Skaill House was the venue for a tribute to the remarkable Ada Lovelace, daughter of Lord Byron and pioneer of the principles upon which modern computing is based.
She was born 200 years ago this year, and lived only 37 years, but brought together mathematics with vision and understanding, and also some of the passion with which her father brought to his life and work.
”Forget this world and all its troubles and if possible its multitudinous Charlatans – ” declared her collaborator, the mathematician and inventor Charles Babbage, “ – everything in short but the Enchantress of Numbers.”
The story of Ada Lovelace – this year’s Dr John Cumming Memorial Lecture – was told in the upstairs drawing room at Skaill House, with Sarah Jane Gibbon giving the readings and singing Isaac Nathan’s setting of Byron’s poem ‘She Walks in Beauty’.

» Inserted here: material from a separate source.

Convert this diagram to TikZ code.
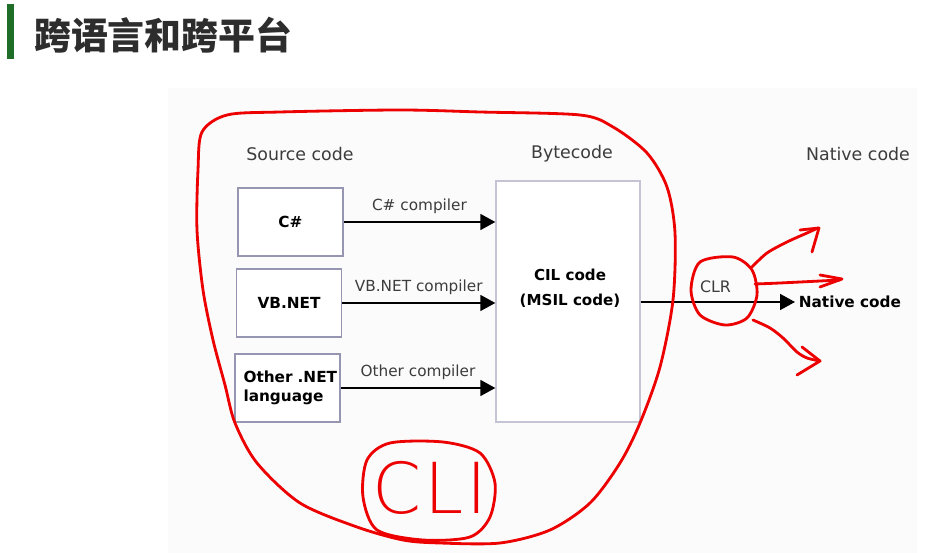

Then followed in the dining room downstairs a Georgian-themed afternoon tea, produced by Liz Ashworth and her team. There were Peedie Bread Baps with spiced potted Orkney Buffalo, Chicken Salmagundi with a hint of lemon, apricot scones with cream and raspberry conserve, apple custard tarts ‘lovelaced’ with a dram of Highland Park – and much more.
This year is also an anniversary for Skaill House. It is exactly 400 years since its builder, Bishop George Graham, came to Orkney.